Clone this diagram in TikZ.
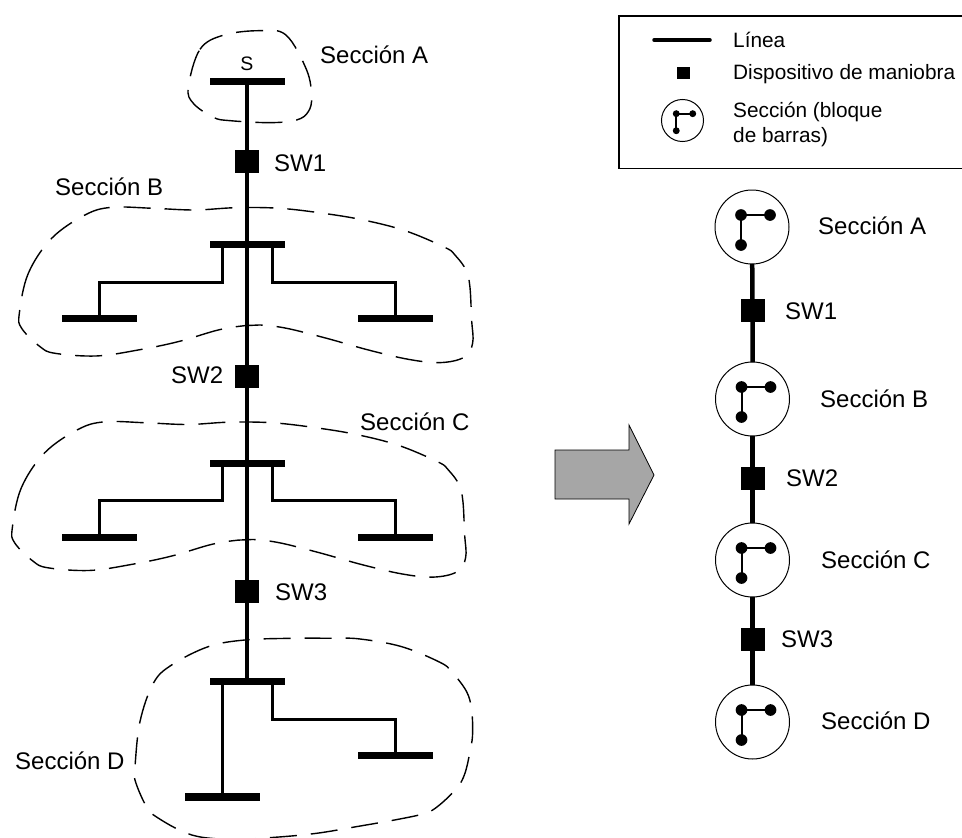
\documentclass[tikz,border=0pt]{standalone}
\usepackage{fontspec}
\setmainfont{Liberation Sans}
\usetikzlibrary{calc}
\tikzset{
  bar/.style={draw=none,fill=black,minimum width=75pt,minimum height=7.5pt,inner sep=0pt,outer sep=0pt},
  switchbox/.style={draw=none,fill=black,minimum width=24pt,minimum height=23pt,inner sep=0pt,outer sep=0pt},
  feeder/.style={line width=4.5pt},
  branch/.style={line width=3pt},
  zone/.style={line width=1.4pt,dash pattern=on 27pt off 14pt},
  lab/.style={anchor=base west,inner sep=0pt,font=\fontsize{24}{28}\selectfont},
  leglab/.style={anchor=base west,inner sep=0pt,font=\fontsize{20.8}{24}\selectfont},
  ring/.style={circle,draw,line width=1pt,inner sep=0pt,outer sep=0pt},
  dot/.style={circle,fill=black,inner sep=0pt,outer sep=0pt},
}
\newcommand{\secblock}[4]{%
  \node[ring,minimum size={74pt*#4}] (#1) at (#2,#3) {};
  \node[dot,minimum size={11pt*#4+0.7pt}] (#1a) at ([shift={({-11*#4},{-12*#4})}]#1) {};
  \node[dot,minimum size={11pt*#4+0.7pt}] (#1b) at ([shift={({18*#4},{-12*#4})}]#1) {};
  \node[dot,minimum size={11pt*#4+0.7pt}] (#1c) at ([shift={({-11*#4},{18*#4})}]#1) {};
  \draw[line width=2pt] (#1b.center) -- (#1a.center) -- (#1c.center);
}
\newcommand{\zoneB}{(58,940) (85,820) (155,715) (255,645) (335,622) (460,625) (585,630) (710,623) (840,625) (970,640) (1090,660) (1215,692) (1330,740) (1365,765) (1405,830) (1415,960) (1418,1030) (1392,1072) (1320,1088) (1225,1078) (1105,1050) (980,1015) (860,985) (780,975) (735,977) (655,990) (535,1025) (415,1050) (290,1068) (165,1060) (120,1040) (65,985)}
\begin{document}
\begin{tikzpicture}[x=1pt,y=-1pt]
\useasboundingbox (0,0) rectangle (962,838);
% dashed zones
\draw[zone,x=0.3333pt,y=-0.3333pt] plot[smooth cycle,tension=0.6] coordinates {(565,262) (600,148) (672,105) (780,92) (858,105) (920,210) (935,290) (925,335) (890,360) (810,368) (690,362) (640,352) (580,310)};
\draw[zone,x=0.3333pt,y=-0.3333pt] plot[smooth cycle,tension=0.6] coordinates {\zoneB};
\begin{scope}[shift={(-7,214.5)}]
\draw[zone,x=0.3333pt,y=-0.3333pt] plot[smooth cycle,tension=0.6] coordinates {\zoneB};
\end{scope}
\begin{scope}[shift={(0,400)}]
\draw[zone,x=0.3333pt,y=-0.3333pt] plot[smooth cycle,tension=0.6] coordinates {(405,1100) (420,965) (460,850) (515,795) (625,740) (735,720) (875,715) (1000,715) (1080,717) (1205,740) (1320,787) (1355,815) (1400,875) (1415,930) (1418,1000) (1412,1045) (1395,1120) (1370,1165) (1315,1218) (1275,1240) (1195,1258) (1070,1280) (950,1300) (825,1312) (700,1318) (575,1305) (465,1248) (435,1212) (405,1140)};
\end{scope}
% left one-line diagram
\node[bar] (busA) at (247,81.5) {};
\node[switchbox] (swL1) at (247,161.5) {};
\node[bar] (busB) at (247,244.5) {};
\node[bar] (loadBL) at (99,318.5) {};
\node[bar] (loadBR) at (395,318.5) {};
\node[switchbox] (swL2) at (247,376) {};
\node[bar] (busC) at (247,463.5) {};
\node[bar] (loadCL) at (99,537.5) {};
\node[bar] (loadCR) at (395,537.5) {};
\node[switchbox] (swL3) at (247,591) {};
\node[bar] (busD) at (247,681.5) {};
\node[bar] (loadDL) at (222,797) {};
\node[bar] (loadDR) at (395,755.5) {};
\draw[feeder] (busA.center) -- (swL1) -- (busB.center) -- (swL2) -- (busC.center) -- (swL3) -- (busD.center);
\coordinate (tapBL) at (222,244.5);
\coordinate (tapBR) at (272,244.5);
\coordinate (tapCL) at (222,463.5);
\coordinate (tapCR) at (272,463.5);
\coordinate (tapDL) at (222,681.5);
\coordinate (tapDR) at (272,681.5);
\draw[branch,line join=miter] (tapBL) -- ++(0,37.5) -| (loadBL.center);
\draw[branch,line join=miter] (tapBR) -- ++(0,37.5) -| (loadBR.center);
\draw[branch,line join=miter] (tapCL) -- ++(0,36.5) -| (loadCL.center);
\draw[branch,line join=miter] (tapCR) -- ++(0,36.5) -| (loadCR.center);
\draw[branch] (tapDL) -- (loadDL.center);
\draw[branch,line join=miter] (tapDR) -- ++(0,37.5) -| (loadDR.center);
% left labels
\node[anchor=base,inner sep=0pt,font=\fontsize{19.5}{22}\selectfont] (lS) at (247,70.5) {S};
\node[lab] (lA) at (320,63) {Sección A};
\node[lab] (lsw1) at (274,171) {SW1};
\node[lab] (lB) at (55,195) {Sección B};
\node[lab] (lsw2) at (171,383.5) {SW2};
\node[lab] (lC) at (360,430) {Sección C};
\node[lab] (lsw3) at (275,600) {SW3};
\node[lab] (lD) at (15,769.5) {Sección D};
% big arrow
\draw[fill=black!35,line width=0.8pt,line join=miter] (555,450) -- (629,450) -- (629,425) -- (654,475) -- (629,524) -- (629,499) -- (555,499) -- cycle;
% legend: the frame runs off the right edge of the picture
\coordinate (frameTR) at (962,16);
\coordinate (frameTL) at (619,16);
\coordinate (frameBL) at (619,168.5);
\coordinate (frameBR) at (962,168.5);
\draw[line width=1.8pt,line join=miter] (frameTR) -- (frameTL) -- (frameBL) -- (frameBR);
\coordinate (legL) at (654,40);
\coordinate (legR) at (710,40);
\draw[line width=3.5pt,line cap=round] (legL) -- (legR);
\node[fill=black,minimum width=13.5pt,minimum height=12.5pt,inner sep=0pt] (legS) at (683.5,73) {};
\secblock{legC}{682.5}{120.5}{0.568}
\node[leglab] (t1) at (733,47) {Línea};
\node[leglab] (t2) at (733,79.5) {Dispositivo de maniobra};
\node[leglab] (t3) at (733,117.5) {Sección (bloque};
\node[leglab] (t4) at (733,142.5) {de barras)};
% right block diagram
\secblock{secA}{752}{227}{1}
\secblock{secB}{752.5}{399}{1}
\secblock{secC}{752.5}{560}{1}
\secblock{secD}{752.5}{722}{1}
\node[switchbox] (swR1) at (752.5,310.5) {};
\node[switchbox] (swR2) at (752.5,478.5) {};
\node[switchbox] (swR3) at (752.5,639) {};
\draw[feeder] (secA) -- (swR1) -- (secB);
\draw[feeder] (secB) -- (swR2) -- (secC);
\draw[feeder] (secC) -- (swR3) -- (secD);
\node[lab] (ra) at (818,234.5) {Sección A};
\node[lab] (rb) at (820,407) {Sección B};
\node[lab] (rc) at (821,568) {Sección C};
\node[lab] (rd) at (821,729) {Sección D};
\node[lab] (rs1) at (785,319) {SW1};
\node[lab] (rs2) at (786,486) {SW2};
\node[lab] (rs3) at (781,647) {SW3};
\end{tikzpicture}
\end{document}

◇ ◇ ◇ ◇

SHORT EXERCISE:
Return each line from the material above exactly, but not the pictures.

SOLUTION TO THIS TASK:
Clone this diagram in TikZ.
\documentclass[tikz,border=0pt]{standalone}
\usepackage{fontspec}
\setmainfont{Liberation Sans}
\usetikzlibrary{calc}
\tikzset{
  bar/.style={draw=none,fill=black,minimum width=75pt,minimum height=7.5pt,inner sep=0pt,outer sep=0pt},
  switchbox/.style={draw=none,fill=black,minimum width=24pt,minimum height=23pt,inner sep=0pt,outer sep=0pt},
  feeder/.style={line width=4.5pt},
  branch/.style={line width=3pt},
  zone/.style={line width=1.4pt,dash pattern=on 27pt off 14pt},
  lab/.style={anchor=base west,inner sep=0pt,font=\fontsize{24}{28}\selectfont},
  leglab/.style={anchor=base west,inner sep=0pt,font=\fontsize{20.8}{24}\selectfont},
  ring/.style={circle,draw,line width=1pt,inner sep=0pt,outer sep=0pt},
  dot/.style={circle,fill=black,inner sep=0pt,outer sep=0pt},
}
\newcommand{\secblock}[4]{%
  \node[ring,minimum size={74pt*#4}] (#1) at (#2,#3) {};
  \node[dot,minimum size={11pt*#4+0.7pt}] (#1a) at ([shift={({-11*#4},{-12*#4})}]#1) {};
  \node[dot,minimum size={11pt*#4+0.7pt}] (#1b) at ([shift={({18*#4},{-12*#4})}]#1) {};
  \node[dot,minimum size={11pt*#4+0.7pt}] (#1c) at ([shift={({-11*#4},{18*#4})}]#1) {};
  \draw[line width=2pt] (#1b.center) -- (#1a.center) -- (#1c.center);
}
\newcommand{\zoneB}{(58,940) (85,820) (155,715) (255,645) (335,622) (460,625) (585,630) (710,623) (840,625) (970,640) (1090,660) (1215,692) (1330,740) (1365,765) (1405,830) (1415,960) (1418,1030) (1392,1072) (1320,1088) (1225,1078) (1105,1050) (980,1015) (860,985) (780,975) (735,977) (655,990) (535,1025) (415,1050) (290,1068) (165,1060) (120,1040) (65,985)}
\begin{document}
\begin{tikzpicture}[x=1pt,y=-1pt]
\useasboundingbox (0,0) rectangle (962,838);
% dashed zones
\draw[zone,x=0.3333pt,y=-0.3333pt] plot[smooth cycle,tension=0.6] coordinates {(565,262) (600,148) (672,105) (780,92) (858,105) (920,210) (935,290) (925,335) (890,360) (810,368) (690,362) (640,352) (580,310)};
\draw[zone,x=0.3333pt,y=-0.3333pt] plot[smooth cycle,tension=0.6] coordinates {\zoneB};
\begin{scope}[shift={(-7,214.5)}]
\draw[zone,x=0.3333pt,y=-0.3333pt] plot[smooth cycle,tension=0.6] coordinates {\zoneB};
\end{scope}
\begin{scope}[shift={(0,400)}]
\draw[zone,x=0.3333pt,y=-0.3333pt] plot[smooth cycle,tension=0.6] coordinates {(405,1100) (420,965) (460,850) (515,795) (625,740) (735,720) (875,715) (1000,715) (1080,717) (1205,740) (1320,787) (1355,815) (1400,875) (1415,930) (1418,1000) (1412,1045) (1395,1120) (1370,1165) (1315,1218) (1275,1240) (1195,1258) (1070,1280) (950,1300) (825,1312) (700,1318) (575,1305) (465,1248) (435,1212) (405,1140)};
\end{scope}
% left one-line diagram
\node[bar] (busA) at (247,81.5) {};
\node[switchbox] (swL1) at (247,161.5) {};
\node[bar] (busB) at (247,244.5) {};
\node[bar] (loadBL) at (99,318.5) {};
\node[bar] (loadBR) at (395,318.5) {};
\node[switchbox] (swL2) at (247,376) {};
\node[bar] (busC) at (247,463.5) {};
\node[bar] (loadCL) at (99,537.5) {};
\node[bar] (loadCR) at (395,537.5) {};
\node[switchbox] (swL3) at (247,591) {};
\node[bar] (busD) at (247,681.5) {};
\node[bar] (loadDL) at (222,797) {};
\node[bar] (loadDR) at (395,755.5) {};
\draw[feeder] (busA.center) -- (swL1) -- (busB.center) -- (swL2) -- (busC.center) -- (swL3) -- (busD.center);
\coordinate (tapBL) at (222,244.5);
\coordinate (tapBR) at (272,244.5);
\coordinate (tapCL) at (222,463.5);
\coordinate (tapCR) at (272,463.5);
\coordinate (tapDL) at (222,681.5);
\coordinate (tapDR) at (272,681.5);
\draw[branch,line join=miter] (tapBL) -- ++(0,37.5) -| (loadBL.center);
\draw[branch,line join=miter] (tapBR) -- ++(0,37.5) -| (loadBR.center);
\draw[branch,line join=miter] (tapCL) -- ++(0,36.5) -| (loadCL.center);
\draw[branch,line join=miter] (tapCR) -- ++(0,36.5) -| (loadCR.center);
\draw[branch] (tapDL) -- (loadDL.center);
\draw[branch,line join=miter] (tapDR) -- ++(0,37.5) -| (loadDR.center);
% left labels
\node[anchor=base,inner sep=0pt,font=\fontsize{19.5}{22}\selectfont] (lS) at (247,70.5) {S};
\node[lab] (lA) at (320,63) {Sección A};
\node[lab] (lsw1) at (274,171) {SW1};
\node[lab] (lB) at (55,195) {Sección B};
\node[lab] (lsw2) at (171,383.5) {SW2};
\node[lab] (lC) at (360,430) {Sección C};
\node[lab] (lsw3) at (275,600) {SW3};
\node[lab] (lD) at (15,769.5) {Sección D};
% big arrow
\draw[fill=black!35,line width=0.8pt,line join=miter] (555,450) -- (629,450) -- (629,425) -- (654,475) -- (629,524) -- (629,499) -- (555,499) -- cycle;
% legend: the frame runs off the right edge of the picture
\coordinate (frameTR) at (962,16);
\coordinate (frameTL) at (619,16);
\coordinate (frameBL) at (619,168.5);
\coordinate (frameBR) at (962,168.5);
\draw[line width=1.8pt,line join=miter] (frameTR) -- (frameTL) -- (frameBL) -- (frameBR);
\coordinate (legL) at (654,40);
\coordinate (legR) at (710,40);
\draw[line width=3.5pt,line cap=round] (legL) -- (legR);
\node[fill=black,minimum width=13.5pt,minimum height=12.5pt,inner sep=0pt] (legS) at (683.5,73) {};
\secblock{legC}{682.5}{120.5}{0.568}
\node[leglab] (t1) at (733,47) {Línea};
\node[leglab] (t2) at (733,79.5) {Dispositivo de maniobra};
\node[leglab] (t3) at (733,117.5) {Sección (bloque};
\node[leglab] (t4) at (733,142.5) {de barras)};
% right block diagram
\secblock{secA}{752}{227}{1}
\secblock{secB}{752.5}{399}{1}
\secblock{secC}{752.5}{560}{1}
\secblock{secD}{752.5}{722}{1}
\node[switchbox] (swR1) at (752.5,310.5) {};
\node[switchbox] (swR2) at (752.5,478.5) {};
\node[switchbox] (swR3) at (752.5,639) {};
\draw[feeder] (secA) -- (swR1) -- (secB);
\draw[feeder] (secB) -- (swR2) -- (secC);
\draw[feeder] (secC) -- (swR3) -- (secD);
\node[lab] (ra) at (818,234.5) {Sección A};
\node[lab] (rb) at (820,407) {Sección B};
\node[lab] (rc) at (821,568) {Sección C};
\node[lab] (rd) at (821,729) {Sección D};
\node[lab] (rs1) at (785,319) {SW1};
\node[lab] (rs2) at (786,486) {SW2};
\node[lab] (rs3) at (781,647) {SW3};
\end{tikzpicture}
\end{document}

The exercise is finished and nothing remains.